The distance between the two definitions offered by Vos estis and SST is currently under active discussion at the CDF, where officials are currently preparing their own vademecum – guidelines for implementation – on Vos estis.
Sources close to the drafting process have told CNA that the proposals for the vademecum include a clarification on the scope of cases it is competent to handle, and directing those offences which fall outside its competence to other Vatican departments, most especially the Congregations for Clergy and Bishops.
According to sources familiar with the preliminary CDF draft, the intention is to reassert the standing definition of vulnerable adult in SST and, by implication, remit those falling under the broader definition of Vos estis to other departments. Such a move, sources stress, would be motivated not only by a close reading of SST but also the simple practical limitations of staffing.
"[The CDF] is already badly short-handed," one official told CNA. "The idea that there are the resources to handle an entirely new classification of offence is crazy."
If the demarcation between the broad and narrow definitions of "vulnerable adult" is included in the final draft of the vademecum, curial officials at the Congregation for Clergy could find themselves responsible by default for a slew of cases like that of Msgr. Rossi, and expected to come up with a new standard for assessing consent in sexual relationships with priests. To date, officials there have not been given any guidance on how to respond to a potentially new classification of crime by a cleric.
While many canonists in and out of Rome accept that the implications of Vos estis require close study and thoughtful response to be effectively applied, few expect that workable answers to new questions about consent in immoral clerical relationships will arrive soon.
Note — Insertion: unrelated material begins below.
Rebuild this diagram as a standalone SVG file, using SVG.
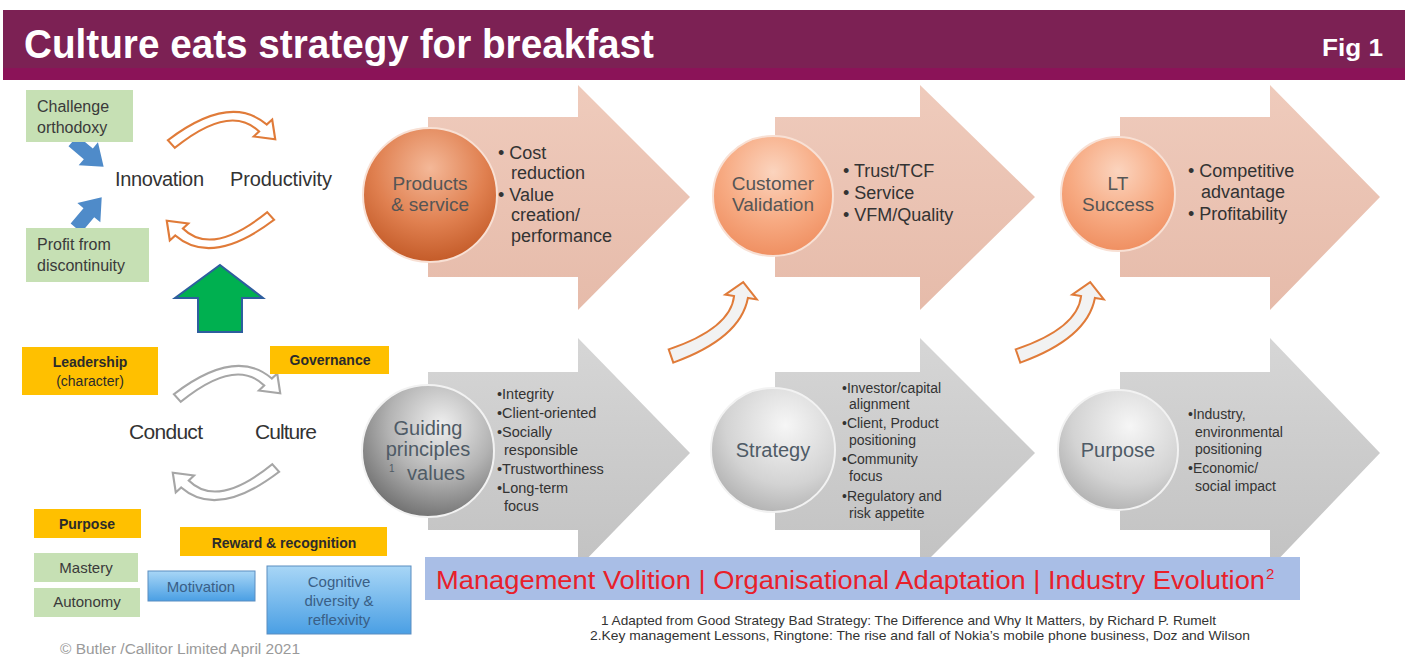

Another of Vos estis' provisions is the introduction of a canonical requirement on all clerics and religious to report any well-founded suspicion of sexual abuse. This requirement, coupled with the broader definition of vulnerable adult, could result in a sudden influx of suspected cases but with no clear understanding of where to send them for evaluation, or what is to be done with them when they arrive.
As curial officials, bishops' conferences, and diocesan chanceries consider the theoretical implications of Vos estis' reforms even as they come into force, the Rossi case throws into sharp relief the urgent practical applications the document is intended to have.
Unless and until Roman officials and local bishops come to a clear understanding of how they will define a vulnerable adult and examine the role of consent in clerical sexual misconduct, there is a growing chance all concerned will find themselves with a backlog of complaints and no way to clear them.